Company / Show / Event
DELIRIOUS DANCES: To Begin The World Over Again

Performance Date
09/27/2012

Venue / Location
Irondale Center

A bit about you:
(your occupation, the last time you moved, your website, etc.)

Please visit me at erinbomboy.blogspot.com

Freeform Review:

DELIRIOUS Dances' To Begin The World Over Again: Your Participation Is Required

Does this contentious election season have you down? Are you frustrated by the endless partisan bickering and political mud slinging?

Edisa Weeks, artistic director and choreographer of DELIRIOUS Dances, has the antidote. Her lively new piece, To Begin The World Over Again, in residence at Brooklyn’s Irondale Center through October 6th, investigates the musings of Thomas Paine and his vigorous promotion for freedom and democracy.

The piece opens with a bribe. Acting as the ringleader, Michael Henry, sporting the iconic red tie of a politician, exchanges fortune cookies for assurances that your cell phone is off. Nestled in the treats lies a scrap of paper featuring a quote by Thomas Paine.  Democracy tastes sweet.

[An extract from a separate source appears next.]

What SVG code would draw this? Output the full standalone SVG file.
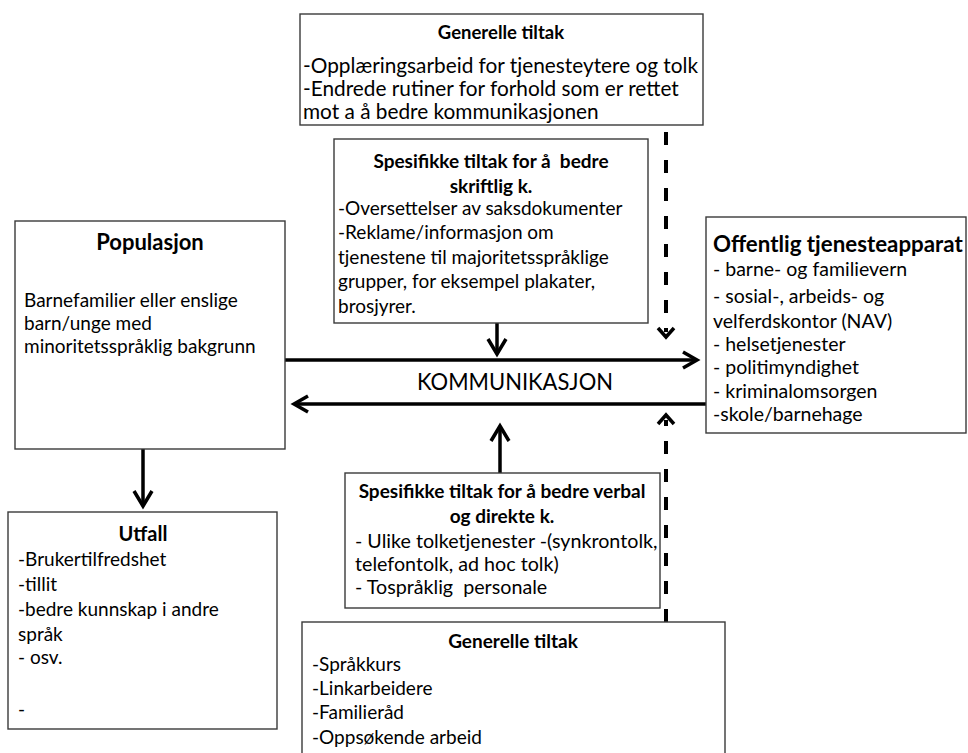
<svg xmlns="http://www.w3.org/2000/svg" width="968" height="753" viewBox="0 0 968 753">
<style>
.box{fill:#fff;stroke:#3a3a3a;stroke-width:1.4}
text{font-family:Lato,"Open Sans","Liberation Sans",sans-serif;font-size:19px;fill:#000;white-space:pre}
.t{font-weight:bold;text-anchor:middle}
.ln{stroke:#000;stroke-width:3.5;fill:none}
.dash{stroke:#000;stroke-width:4;fill:none;stroke-dasharray:13 15}
.head{stroke:#000;stroke-width:3.5;fill:none;stroke-linejoin:miter;stroke-linecap:butt}
.f185{font-size:18.5px}
.f195{font-size:19.5px}
.f197{font-size:19.7px}
.f20{font-size:20px}
.f208{font-size:20.8px}
.f22{font-size:22px}
.f223{font-size:22.3px}
.f24{font-size:24px}
</style>
<g id="connectors">
<line class="ln" x1="285" y1="360" x2="696" y2="360"/>
<path class="head" d="M683,352 L697,360 L683,368"/>
<line class="ln" x1="706" y1="404" x2="295" y2="404"/>
<path class="head" d="M308,396 L294,404 L308,412"/>
<line class="ln" x1="497" y1="323" x2="497" y2="353"/>
<path class="head" d="M488,339 L497,354 L506,339"/>
<line class="ln" x1="500" y1="473" x2="500" y2="427"/>
<path class="head" d="M491,441 L500,426 L509,441"/>
<line class="ln" x1="143" y1="449" x2="143" y2="505"/>
<path class="head" d="M134,491 L143,506 L152,491"/>
<line class="dash" x1="666" y1="132" x2="666" y2="332"/>
<path class="head" d="M658,328 L666,337 L674,328"/>
<line class="dash" x1="666" y1="622" x2="666" y2="420"/>
<path class="head" d="M658,424 L666,415 L674,424"/>
</g>
<g id="generelle-top">
<rect class="box" x="300" y="14" width="403" height="111"/>
<text class="t f185" x="501" y="39">Generelle tiltak</text>
<text class="f208" x="303" y="73">-Opplæringsarbeid for tjenesteytere og tolk</text>
<text class="f208" x="303" y="96">-Endrede rutiner for forhold som er rettet</text>
<text class="f208" x="303" y="119">mot a å bedre kommunikasjonen</text>
</g>
<g id="spesifikke-skriftlig">
<rect class="box" x="334" y="139" width="314" height="184"/>
<text class="t" x="491" y="168">Spesifikke tiltak for å  bedre</text>
<text class="t" x="491" y="193">skriftlig k.</text>
<text x="338" y="215">-Oversettelser av saksdokumenter</text>
<text x="338" y="239">-Reklame/informasjon om</text>
<text x="338" y="264">tjenestene til majoritetsspråklige</text>
<text x="338" y="288">grupper, for eksempel plakater,</text>
<text x="338" y="313">brosjyrer.</text>
</g>
<g id="populasjon">
<rect class="box" x="15" y="221" width="270" height="228"/>
<text class="t f22" x="150" y="250">Populasjon</text>
<text x="24" y="307">Barnefamilier eller enslige</text>
<text x="24" y="330">barn/unge med</text>
<text x="24" y="353">minoritetsspråklig bakgrunn</text>
</g>
<g id="offentlig">
<rect class="box" x="706" y="217" width="260" height="216"/>
<text class="f223" x="713" y="252" font-weight="bold">Offentlig tjenesteapparat</text>
<text class="f195" x="713" y="276">- barne- og familievern</text>
<text class="f195" x="713" y="303">- sosial-, arbeids- og</text>
<text class="f195" x="713" y="328">velferdskontor (NAV)</text>
<text class="f195" x="713" y="351">- helsetjenester</text>
<text class="f195" x="713" y="374">- politimyndighet</text>
<text class="f195" x="713" y="398">- kriminalomsorgen</text>
<text class="f195" x="713" y="421">-skole/barnehage</text>
</g>
<text class="f24" x="417" y="390" textLength="196" lengthAdjust="spacingAndGlyphs">KOMMUNIKASJON</text>
<g id="utfall">
<rect class="box" x="8" y="512" width="269" height="217"/>
<text class="t f20" x="143" y="541">Utfall</text>
<text x="18" y="566">-Brukertilfredshet</text>
<text x="18" y="591">-tillit</text>
<text x="18" y="616">-bedre kunnskap i andre</text>
<text x="18" y="641">språk</text>
<text x="18" y="664">- osv.</text>
<text x="18" y="716">-</text>
</g>
<g id="spesifikke-verbal">
<rect class="box" x="345" y="473" width="315" height="135"/>
<text class="t" x="502" y="498">Spesifikke tiltak for å bedre verbal</text>
<text class="t" x="502" y="523">og direkte k.</text>
<text class="f197" x="355" y="548">- Ulike tolketjenester -(synkrontolk,</text>
<text class="f197" x="355" y="571">telefontolk, ad hoc tolk)</text>
<text class="f197" x="355" y="594">- Tospråklig  personale</text>
</g>
<g id="generelle-bottom">
<rect class="box" x="302" y="622" width="423" height="140"/>
<text class="t" x="513" y="648">Generelle tiltak</text>
<text x="312" y="671">-Språkkurs</text>
<text x="312" y="695">-Linkarbeidere</text>
<text x="312" y="719">-Familieråd</text>
<text x="312" y="744">-Oppsøkende arbeid</text>
</g>
</svg>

Weeks has a marvelous ally in composer Joseph C. Phillips Jr. With the energetic Numinous Music providing live accompaniment, Weeks’ premise takes aural shape. Hand claps, hoofing rhythms, and folk-inspired melodies reference the venerable past while atonality and dissonance speak to our conflicted present. Haunting vocals, resounding with ruminations from Paine’s writings, accentuate Phillips’ riveting score.  

Choreographically, Weeks keeps it simple. She opts for straightforward movements - lots of running, gazelle leaps, log rolls, and loping patterns – from a standard modern dance vocabulary.  To Begin The World All Over Again unfolds in sections, some featuring the dancers, others highlighting the music, with occasional forays into literal demonstrations of democracy at work.  In one instance, Henry, charmingly strident, rounds up the performers for a dance-off. You vote with your applause for the dancer’s performance that best represents your values. By the slimmest of margins, victory goes to Sharifa Linton for her generous smile and gripping solo.

The six dancers, loose-limbed and liberated movers, sometimes forgo technique for spirit. But this freedom from physical restraints only underscores the dancers’ performance, which is enthralling. They commit fervently; when they leap and fling their bodies to the floor, it’s executed with a blind trust that is deeply affecting.

Democracy requires participation so when the dancers invite you out to the performance space - don’t balk. The audience and the cast dance, stroll hand-in-hand, and even strut their way through a soul train line. Hokey? Perhaps. Fun? Definitely! In the finale everyone performs an American Sign Language version of “We Have It In Our Power”; it’s impossible not to be moved.

To Begin The World All Over Again is a call to action. Weeks’ earnest insistence on community, participation, and cooperation stands as a timely reminder that democracy requires a variety of voices to succeed.  More importantly, it needs your voice.  So get inspired. Get involved. And go see To Begin The World All Over Again.